Data extract
________________________________________

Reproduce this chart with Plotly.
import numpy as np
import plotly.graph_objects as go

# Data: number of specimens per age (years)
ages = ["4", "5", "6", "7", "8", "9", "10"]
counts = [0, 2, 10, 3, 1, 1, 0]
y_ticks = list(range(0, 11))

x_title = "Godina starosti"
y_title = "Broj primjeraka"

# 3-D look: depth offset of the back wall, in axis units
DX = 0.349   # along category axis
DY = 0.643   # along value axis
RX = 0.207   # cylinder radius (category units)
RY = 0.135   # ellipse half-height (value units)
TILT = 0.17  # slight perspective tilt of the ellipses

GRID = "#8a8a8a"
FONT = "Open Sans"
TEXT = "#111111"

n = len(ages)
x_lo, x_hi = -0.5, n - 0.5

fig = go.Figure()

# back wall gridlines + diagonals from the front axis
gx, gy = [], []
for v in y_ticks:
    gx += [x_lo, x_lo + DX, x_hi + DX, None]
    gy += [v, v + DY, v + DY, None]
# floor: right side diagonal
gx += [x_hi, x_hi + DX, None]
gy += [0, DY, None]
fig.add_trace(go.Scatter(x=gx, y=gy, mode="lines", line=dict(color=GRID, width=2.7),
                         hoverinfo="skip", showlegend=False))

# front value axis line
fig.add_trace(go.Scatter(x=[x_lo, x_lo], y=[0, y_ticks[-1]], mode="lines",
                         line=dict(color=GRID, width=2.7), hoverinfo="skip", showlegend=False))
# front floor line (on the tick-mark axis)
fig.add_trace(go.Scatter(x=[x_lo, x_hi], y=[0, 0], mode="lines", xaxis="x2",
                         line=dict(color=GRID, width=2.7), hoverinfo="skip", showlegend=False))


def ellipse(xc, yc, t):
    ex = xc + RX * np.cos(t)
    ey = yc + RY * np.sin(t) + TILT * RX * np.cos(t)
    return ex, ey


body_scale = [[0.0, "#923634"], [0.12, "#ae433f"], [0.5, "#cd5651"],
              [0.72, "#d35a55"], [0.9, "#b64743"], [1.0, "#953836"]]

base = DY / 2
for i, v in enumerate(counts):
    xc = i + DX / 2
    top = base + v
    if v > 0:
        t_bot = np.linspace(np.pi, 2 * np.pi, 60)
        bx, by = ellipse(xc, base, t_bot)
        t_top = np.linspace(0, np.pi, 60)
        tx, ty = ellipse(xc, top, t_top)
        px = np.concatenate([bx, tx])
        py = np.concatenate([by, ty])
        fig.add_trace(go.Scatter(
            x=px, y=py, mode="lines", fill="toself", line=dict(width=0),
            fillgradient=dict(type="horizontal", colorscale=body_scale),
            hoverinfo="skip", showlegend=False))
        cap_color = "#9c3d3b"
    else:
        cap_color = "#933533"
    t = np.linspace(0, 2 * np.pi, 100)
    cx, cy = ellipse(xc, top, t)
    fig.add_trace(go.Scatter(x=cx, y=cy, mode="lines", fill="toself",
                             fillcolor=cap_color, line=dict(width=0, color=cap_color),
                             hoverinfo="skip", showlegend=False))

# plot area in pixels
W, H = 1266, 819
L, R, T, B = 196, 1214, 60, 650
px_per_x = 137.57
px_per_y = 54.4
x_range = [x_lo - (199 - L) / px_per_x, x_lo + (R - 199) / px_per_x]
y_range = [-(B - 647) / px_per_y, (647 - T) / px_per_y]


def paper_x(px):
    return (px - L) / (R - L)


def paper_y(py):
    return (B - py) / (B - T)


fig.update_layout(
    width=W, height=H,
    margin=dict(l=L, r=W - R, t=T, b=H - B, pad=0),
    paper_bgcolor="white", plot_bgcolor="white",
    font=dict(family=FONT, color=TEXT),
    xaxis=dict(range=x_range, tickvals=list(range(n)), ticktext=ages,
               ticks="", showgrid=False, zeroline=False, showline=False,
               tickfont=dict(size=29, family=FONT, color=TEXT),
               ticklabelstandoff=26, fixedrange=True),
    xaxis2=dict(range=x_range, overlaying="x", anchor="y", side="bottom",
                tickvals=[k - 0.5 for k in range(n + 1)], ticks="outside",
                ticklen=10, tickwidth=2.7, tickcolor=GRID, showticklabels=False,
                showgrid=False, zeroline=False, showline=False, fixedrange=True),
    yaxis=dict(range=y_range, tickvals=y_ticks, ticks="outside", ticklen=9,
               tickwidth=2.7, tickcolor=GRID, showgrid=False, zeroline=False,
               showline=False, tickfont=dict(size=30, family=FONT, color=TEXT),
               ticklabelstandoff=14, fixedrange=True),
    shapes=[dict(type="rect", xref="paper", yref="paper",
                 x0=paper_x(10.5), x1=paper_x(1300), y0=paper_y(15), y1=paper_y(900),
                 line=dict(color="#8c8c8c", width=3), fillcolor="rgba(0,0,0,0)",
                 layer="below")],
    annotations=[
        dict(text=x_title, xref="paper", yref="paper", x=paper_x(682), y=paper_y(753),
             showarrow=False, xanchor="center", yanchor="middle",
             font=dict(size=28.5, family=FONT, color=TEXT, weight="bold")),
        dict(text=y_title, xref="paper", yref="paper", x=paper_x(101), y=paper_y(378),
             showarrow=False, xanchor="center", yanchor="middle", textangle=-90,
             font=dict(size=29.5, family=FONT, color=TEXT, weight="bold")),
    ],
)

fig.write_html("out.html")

________________________________________

Problem statement
Write the material out again word for word.

Answer to this problem
Reproduce this chart with Plotly.
import numpy as np
import plotly.graph_objects as go

# Data: number of specimens per age (years)
ages = ["4", "5", "6", "7", "8", "9", "10"]
counts = [0, 2, 10, 3, 1, 1, 0]
y_ticks = list(range(0, 11))

x_title = "Godina starosti"
y_title = "Broj primjeraka"

# 3-D look: depth offset of the back wall, in axis units
DX = 0.349   # along category axis
DY = 0.643   # along value axis
RX = 0.207   # cylinder radius (category units)
RY = 0.135   # ellipse half-height (value units)
TILT = 0.17  # slight perspective tilt of the ellipses

GRID = "#8a8a8a"
FONT = "Open Sans"
TEXT = "#111111"

n = len(ages)
x_lo, x_hi = -0.5, n - 0.5

fig = go.Figure()

# back wall gridlines + diagonals from the front axis
gx, gy = [], []
for v in y_ticks:
    gx += [x_lo, x_lo + DX, x_hi + DX, None]
    gy += [v, v + DY, v + DY, None]
# floor: right side diagonal
gx += [x_hi, x_hi + DX, None]
gy += [0, DY, None]
fig.add_trace(go.Scatter(x=gx, y=gy, mode="lines", line=dict(color=GRID, width=2.7),
                         hoverinfo="skip", showlegend=False))

# front value axis line
fig.add_trace(go.Scatter(x=[x_lo, x_lo], y=[0, y_ticks[-1]], mode="lines",
                         line=dict(color=GRID, width=2.7), hoverinfo="skip", showlegend=False))
# front floor line (on the tick-mark axis)
fig.add_trace(go.Scatter(x=[x_lo, x_hi], y=[0, 0], mode="lines", xaxis="x2",
                         line=dict(color=GRID, width=2.7), hoverinfo="skip", showlegend=False))


def ellipse(xc, yc, t):
    ex = xc + RX * np.cos(t)
    ey = yc + RY * np.sin(t) + TILT * RX * np.cos(t)
    return ex, ey


body_scale = [[0.0, "#923634"], [0.12, "#ae433f"], [0.5, "#cd5651"],
              [0.72, "#d35a55"], [0.9, "#b64743"], [1.0, "#953836"]]

base = DY / 2
for i, v in enumerate(counts):
    xc = i + DX / 2
    top = base + v
    if v > 0:
        t_bot = np.linspace(np.pi, 2 * np.pi, 60)
        bx, by = ellipse(xc, base, t_bot)
        t_top = np.linspace(0, np.pi, 60)
        tx, ty = ellipse(xc, top, t_top)
        px = np.concatenate([bx, tx])
        py = np.concatenate([by, ty])
        fig.add_trace(go.Scatter(
            x=px, y=py, mode="lines", fill="toself", line=dict(width=0),
            fillgradient=dict(type="horizontal", colorscale=body_scale),
            hoverinfo="skip", showlegend=False))
        cap_color = "#9c3d3b"
    else:
        cap_color = "#933533"
    t = np.linspace(0, 2 * np.pi, 100)
    cx, cy = ellipse(xc, top, t)
    fig.add_trace(go.Scatter(x=cx, y=cy, mode="lines", fill="toself",
                             fillcolor=cap_color, line=dict(width=0, color=cap_color),
                             hoverinfo="skip", showlegend=False))

# plot area in pixels
W, H = 1266, 819
L, R, T, B = 196, 1214, 60, 650
px_per_x = 137.57
px_per_y = 54.4
x_range = [x_lo - (199 - L) / px_per_x, x_lo + (R - 199) / px_per_x]
y_range = [-(B - 647) / px_per_y, (647 - T) / px_per_y]


def paper_x(px):
    return (px - L) / (R - L)


def paper_y(py):
    return (B - py) / (B - T)


fig.update_layout(
    width=W, height=H,
    margin=dict(l=L, r=W - R, t=T, b=H - B, pad=0),
    paper_bgcolor="white", plot_bgcolor="white",
    font=dict(family=FONT, color=TEXT),
    xaxis=dict(range=x_range, tickvals=list(range(n)), ticktext=ages,
               ticks="", showgrid=False, zeroline=False, showline=False,
               tickfont=dict(size=29, family=FONT, color=TEXT),
               ticklabelstandoff=26, fixedrange=True),
    xaxis2=dict(range=x_range, overlaying="x", anchor="y", side="bottom",
                tickvals=[k - 0.5 for k in range(n + 1)], ticks="outside",
                ticklen=10, tickwidth=2.7, tickcolor=GRID, showticklabels=False,
                showgrid=False, zeroline=False, showline=False, fixedrange=True),
    yaxis=dict(range=y_range, tickvals=y_ticks, ticks="outside", ticklen=9,
               tickwidth=2.7, tickcolor=GRID, showgrid=False, zeroline=False,
               showline=False, tickfont=dict(size=30, family=FONT, color=TEXT),
               ticklabelstandoff=14, fixedrange=True),
    shapes=[dict(type="rect", xref="paper", yref="paper",
                 x0=paper_x(10.5), x1=paper_x(1300), y0=paper_y(15), y1=paper_y(900),
                 line=dict(color="#8c8c8c", width=3), fillcolor="rgba(0,0,0,0)",
                 layer="below")],
    annotations=[
        dict(text=x_title, xref="paper", yref="paper", x=paper_x(682), y=paper_y(753),
             showarrow=False, xanchor="center", yanchor="middle",
             font=dict(size=28.5, family=FONT, color=TEXT, weight="bold")),
        dict(text=y_title, xref="paper", yref="paper", x=paper_x(101), y=paper_y(378),
             showarrow=False, xanchor="center", yanchor="middle", textangle=-90,
             font=dict(size=29.5, family=FONT, color=TEXT, weight="bold")),
    ],
)

fig.write_html("out.html")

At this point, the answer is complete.